West London Free School and Harris Federation buy into Microsoft's 'School in a Box' concept
Microsoft's UK education team has signalled the move to cloud computing for its school customers with the publication of a discussion document called "School in a Box".
It coincides with news that the West London Free School will buy into a form of the concept, as will academies in the Harris Federation, and that Microsoft's free live@edu service now has more than 4 million UK users in more than 6,500 education institutions.
The "School in a Box" concept is an attempt to move schools to standardised ICT infrastructure and software services that are affordable and flexible and can be scaled from primary school up to enterprise level. The documents says that the concept "chimes with some of the recommendations of the James review of capital funding, and will allow for the provisioning of new schools quickly and efficiently, in a new building, a repurposed building or through refurbishment of an existing school".

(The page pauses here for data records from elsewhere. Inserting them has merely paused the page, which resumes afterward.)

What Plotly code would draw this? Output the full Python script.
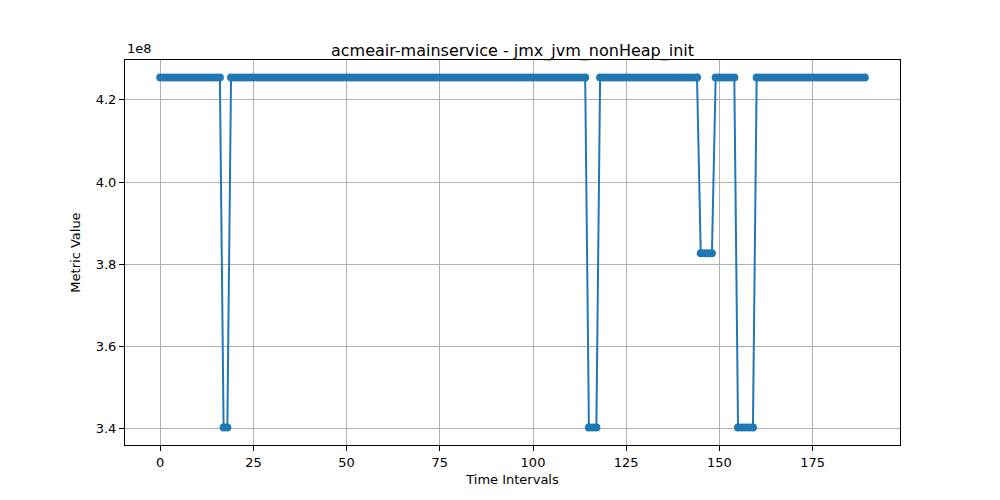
import plotly.graph_objects as go

HIGH = 425450000
MID = 382720000
LOW = 340300000

time_index = list(range(190))
low_idx = [17, 18, 115, 116, 117, 155, 156, 157, 158, 159]
mid_idx = [145, 146, 147, 148]
metric_values = [LOW if i in low_idx else (MID if i in mid_idx else HIGH) for i in time_index]

x_ticks = [0, 25, 50, 75, 100, 125, 150, 175]
y_ticks = [340000000, 360000000, 380000000, 400000000, 420000000]
y_tick_labels = ["3.4", "3.6", "3.8", "4.0", "4.2"]

color = "#1f77b4"
font_family = "DejaVu Sans, Arial, sans-serif"

fig = go.Figure()
fig.add_trace(go.Scatter(
    x=time_index, y=metric_values, mode="lines+markers",
    line=dict(color=color, width=2),
    marker=dict(color=color, size=8, line=dict(width=0)),
    showlegend=False,
))

xmin, xmax = min(time_index), max(time_index)
xpad = 0.05 * (xmax - xmin)
ymin, ymax = min(metric_values), max(metric_values)
ypad = 0.05 * (ymax - ymin)

axis_common = dict(
    showline=True, linecolor="black", linewidth=1, mirror=True,
    showgrid=True, gridcolor="#b0b0b0", gridwidth=1,
    ticks="outside", ticklen=5, tickwidth=1, tickcolor="black",
    zeroline=False, tickfont=dict(size=13, color="black", family=font_family),
)

fig.update_layout(
    width=1000, height=500,
    margin=dict(l=125, r=100, t=60, b=55),
    plot_bgcolor="white", paper_bgcolor="white",
    font=dict(family=font_family, color="black"),
    title=dict(text="acmeair-mainservice - jmx_jvm_nonHeap_init",
               x=0.5, xanchor="center", xref="paper",
               y=1 - 56 / 500, yanchor="bottom", yref="container",
               font=dict(size=16, color="black", family=font_family)),
    xaxis=dict(range=[xmin - xpad, xmax + xpad], tickvals=x_ticks,
               title=dict(text="Time Intervals", font=dict(size=13), standoff=6),
               **axis_common),
    yaxis=dict(range=[ymin - ypad, ymax + ypad], tickvals=y_ticks, ticktext=y_tick_labels,
               title=dict(text="Metric Value", font=dict(size=13), standoff=12),
               **axis_common),
    annotations=[dict(text="1e8", x=0, y=1, xref="paper", yref="paper",
                      xanchor="left", yanchor="bottom", yshift=2, showarrow=False,
                      font=dict(size=13, color="black", family=font_family))],
)

fig.write_html("out.html")
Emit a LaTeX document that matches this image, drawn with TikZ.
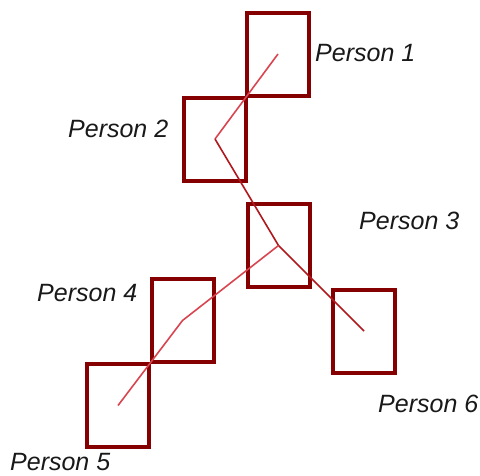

Schools can use a mix of public and private clouds
It talks of public and private cloud services. Public would be for services like email and calendars while private would be for sensitive services like Management Information Systems (MIS). It is understood that the Harris Federation is likely to have its own private cloud: "By mixing public and private Cloud services, schools have the opportunity to acquire the rich tools and experiences they need for their teachers and students with a significantly lower cost of acquisition, implementation and management than current models of provision."
Microsoft also talks about Software as a Service (SaaS) which operates across the internet, much like Hotmail, which doesn't require software to be installed in a school. Then there is Infrastructure as a Service (IaaS) which means moving some of the physical ICT infrastructure out of a school to a data centre, reducing the need for a school to run its own servers.
Finally there is Platform as a Service (PaaS) which is an online platform where companies serving schools can develop and build their software and applications which will sit on Microsoft's Azure service rather than on their own servers. This helps them make savings which can, theoretically, be passed on to schools.
The report adds: "An analogy would be the provision of power. No school would consider running its own power station but nearly all are doing exactly that in respect of ICT; most schools own, manage, run and develop their own ICT services."
Microsoft UK's director of education Steve Beswick said that the paper, which has been submitted to the Department for Education and is now publicly available, was not a response to anything in particular but a pointer for discussion and debate about the best routes to cloud ICT for schools. "We think there's a better way of doing things," he said. It would probably take a few years for schools to make the move, and they could do it at their own pace.
"There will be things that go into the cloud pretty much straight away, for example there are a lot of people taking advantage of our live@edu email system. There are already people moving to the cloud now because that's a provision service from our data centre and people will migrate over the years. I think the key thing for us is that the technology that's on premises at the moment and that customers are using is exactly the same off-premise in the cloud. It's not an either or, it's up to you and you can move at your own pace.
'I truly believe that schools can save money by doing it'
"There will be more complicated systems that will take more time than others to move to the cloud but the important ones are the easy ones which, to me, are email, calendars, collaborative software, things like that. Maybe things like MIS systems will take a bit longer, for many different reasons.
"I think the first thing to point out is that by moving into the cloud schools can actually get themselves a better infrastructure and free up time. Second, I truly believe that schools can save money by doing it. And the third thing is it really takes away a lot of the heavy lifting that schools take on board today with their IT.
"If you look at email, calendaring, collaborative software, a lot of work goes on in a school to keep that running, and I suppose the change here is to let the professionals do it and free up time for ICT people and teachers to really concentrate on the curriculum and software and additional points which need to be added to the service.
"A final key point is that this is not outsourcing - outsourcing is a lock-down 'here's a desktop and if you change it we'll charge you for it' service. This is a service where we do the heavy lifting but the flexibility remains for the school, the teachers and the ICT people to take that service wherever they want that's appropriate for their school, whether that's a primary school, or a special needs school or a secondary.
'Starting a free school means that you have to do things differently'
Explaining why the West London Free School would be using the concept (delivered by Microsoft supplier European Electronique), journalist Toby Young said: "Starting a free school means that you have to do things differently. We will start small and grow one year group at a time so our IT systems have to be planned and purchased differently to those of a traditional school. We believe that using more Cloud-based technology will make it easier for us to scale up as numbers grow, and because we're in a temporary building to begin with, the less kit we have to ship in and install, the better. The IT as a Service model should save us money and hopefully make IT just like any other utility - when we need more, we'll just turn the tap, and pay a bit more."
The Harris Federation is considering the concept for the 6,000-odd desktops in its London schools. Its group IT director James Penny said: "The Harris Federation provides high quality centralised IT services to all of our academies, meaning they can get on with the important job of raising standards and delivering a world class educational experience to some of the most challenging areas in London."